In practice, guardrails might include content filters, restrictions on certain types of responses, or rules that prevent the AI from making legal, medical, or financial claims. For city governments, guardrails are essential when deploying AI tools that interact with the public. They help ensure that a chatbot won’t give bad policy advice, escalate a sensitive issue inappropriately, or provide inaccurate information about deadlines or services. Guardrails help make AI safer, more predictable, and more aligned with civic values and responsibilities.

Evaluations

Evaluations in the context of building an app with AI refer to the process of systematically testing and measuring how well the AI performs specific tasks within the application. This includes assessing the quality, accuracy, safety, speed, and consistency of the AI’s responses or actions in real-world scenarios. Evaluations help developers and city teams understand whether the AI is working as intended and identify areas where it may need improvement or added oversight.

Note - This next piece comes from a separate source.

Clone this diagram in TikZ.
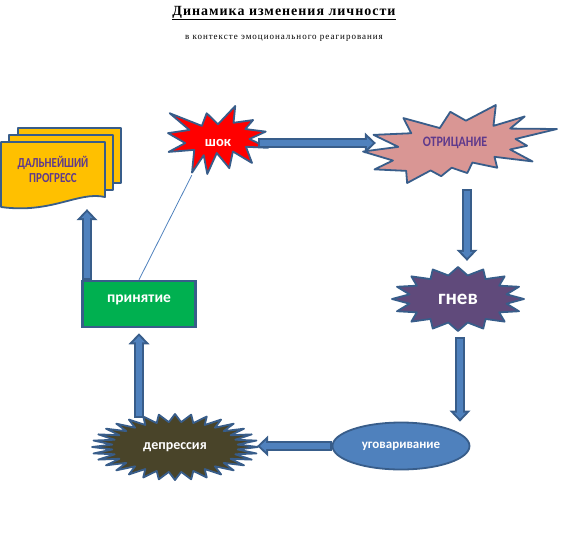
\documentclass[tikz,border=0pt]{standalone}
\usepackage{fontspec}
\setmainfont{Liberation Serif}
\newfontfamily\lblfont{Carlito}
\usetikzlibrary{arrows.meta,shapes.geometric,calc}

\definecolor{bordc}{HTML}{385D8A}
\definecolor{arrc}{HTML}{4F81BD}
\definecolor{otrc}{HTML}{D99694}
\definecolor{gnevc}{HTML}{604A7B}
\definecolor{deprc}{HTML}{494429}
\definecolor{princ}{HTML}{00B050}
\definecolor{progc}{HTML}{FFC000}
\definecolor{violc}{HTML}{5F3A8C}

\begin{document}
\begin{tikzpicture}[x=1pt,y=-1pt,
    shp/.style={draw=bordc, line width=1.8pt, line join=round},
    lbl/.style={font=\lblfont\bfseries\fontsize{#1}{#1}\selectfont, text=white, inner sep=0pt},
    blk/.style={line width=10pt, draw=bordc, -{Triangle[length=11pt,width=21pt,line width=0pt]},
      postaction={draw=arrc, line width=6pt, shorten <=2pt, shorten >=2.9pt,
        -{Triangle[length=6.1pt,width=11.6pt,line width=0pt]}}}]
  \useasboundingbox (0,0) rectangle (578,552);

  % заголовок
  \node[anchor=base, font=\bfseries\fontsize{14}{16}\selectfont\addfontfeature{LetterSpace=7}] (title) at (284,15)
    {\underline{Динамика изменения личности}};
  \node[anchor=base, font=\fontsize{9}{10}\selectfont\addfontfeature{LetterSpace=11}] (subtitle) at (284,39)
    {в контексте эмоционального реагирования};

  % шок
  \begin{scope}[shift={(168,106)}, x=1pt, y=-0.68pt]
    \filldraw[shp, fill=red] (50,26.85) -- (67.23,0) -- (65.53,24.65) -- (85.09,20.63)
      -- (77.32,33.87) -- (97.67,37.67) -- (81.51,48.5) -- (100,61.53) -- (77.95,59.92)
      -- (84,83.77) -- (64.91,66.93) -- (61.33,91.38) -- (48.76,69.14) -- (39.28,100)
      -- (35.72,72.35) -- (24,98) -- (26.24,64.52) -- (0.63,67.53) -- (17.23,54.51)
      -- (0,39.88) -- (21.42,35.26) -- (1.71,10.63) -- (33.85,29.26) -- (38.67,10.63) -- cycle;
  \end{scope}

  % отрицание
  \begin{scope}[shift={(363,105)}, x=1.94pt, y=-0.78pt]
    \filldraw[shp, fill=otrc] (53.06,20.1) -- (68.47,0) -- (67.25,26.75) -- (83.37,14.69)
      -- (75.83,30.24) -- (100,30.76) -- (78.63,43.53) -- (84.58,52.27) -- (75.83,56.99)
      -- (87.39,72.37) -- (67.78,66.44) -- (69.18,80.42) -- (56.39,73.77) -- (53.76,87.23)
      -- (45.7,80.42) -- (40.28,91.26) -- (34.85,83.91) -- (22.76,100) -- (22.25,84.44)
      -- (5.95,82.52) -- (15.42,71.16) -- (0,59.62) -- (18.22,53.67) -- (5.43,38.29)
      -- (24.87,36.19) -- (20.84,16.78) -- (39.58,29.55) -- (45.01,8.74) -- cycle;
  \end{scope}

  % гнев
  \filldraw[shp, fill=gnevc, shift={(458,299)}] plot[samples=33, domain=0:32, variable=\k]
    ({\k*11.25}:{66-16.5*mod(\k,2)} and {32-8*mod(\k,2)}) -- cycle;

  % депрессия
  \filldraw[shp, fill=deprc, shift={(175,447)}] plot[samples=65, domain=0:64, variable=\k]
    ({\k*5.625}:{83-20*mod(\k,2)} and {33-8*mod(\k,2)}) -- cycle;

  % дальнейший прогресс
  \filldraw[shp, fill=progc] (18,128) rectangle (121,183);
  \filldraw[shp, fill=progc] (9,135) rectangle (113,190);
  \filldraw[shp, fill=progc] (1,142) -- (105,142) -- (105,197)
    .. controls (78,191) and (52,214) .. (1,207) -- cycle;

  \node[lbl=14.5, minimum width=80pt, minimum height=64pt] (shok) at (218,143) {шок};
  \node[lbl=12, text=violc, minimum width=158pt, minimum height=92pt] (otr) at (455,143)
    {\scalebox{1}[1.2]{ОТРИЦАНИЕ}};
  \node[lbl=21, minimum width=132pt, minimum height=76pt] (gnev) at (458,299) {гнев};
  \node[ellipse, shp, fill=arrc, lbl=13, minimum width=137pt, minimum height=47pt] (ugov) at (401,446) {уговаривание};
  \node[lbl=14, minimum width=164pt, minimum height=58pt] (depr) at (175,447) {депрессия};
  \node[lbl=11, text=violc, align=center, minimum height=80pt] (prog) at (53,169)
    {\scalebox{1}[1.25]{ДАЛЬНЕЙШИЙ}\\[3pt]\scalebox{1}[1.25]{ПРОГРЕСС}};
  \node[rectangle, draw=bordc, line width=2.5pt, fill=princ, minimum width=113pt, minimum height=46pt,
    lbl=15.5, text height=6pt, text depth=9pt] (prin) at (139,304) {принятие};

  \draw[arrc, line width=0.8pt] (prin.north) -- ([xshift=14pt]shok.south west);

  % стрелки
  \draw[blk] (shok.east) -- (otr.west);
  \draw[blk] ([xshift=12pt]otr.south) -- ([xshift=9pt]gnev.north);
  \draw[blk] let \p1=([xshift=2pt]gnev.south), \p2=(ugov.north) in (\p1) -- (\x1,\y2);
  \draw[blk] let \p1=(ugov.west), \p2=(depr.east) in (\p1) -- (\x2,\y1);
  \draw[blk] let \p1=(prin.south), \p2=(depr.north) in (\x1,\y2) -- (\x1,\y1-5pt);
  \draw[blk] let \p1=([xshift=-52pt]prin.north), \p2=(prog.south) in (\p1) -- (\x1,\y2);
\end{tikzpicture}
\end{document}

For example, if a city builds a chatbot to answer public questions about garbage pickup or zoning rules, evaluations might involve feeding it a range of real resident questions to see how accurate and helpful the answers are. Teams might measure whether the responses match official policy, whether the tone is appropriate, or whether the AI knows when to escalate to a human.

Evaluations are critical for building trust, ensuring legal compliance, and making sure the AI adds real value to users.

About this reference

This is intended to be a living reference document. We'll keep it updated over time as new terms or issues related to AI use in cities arise.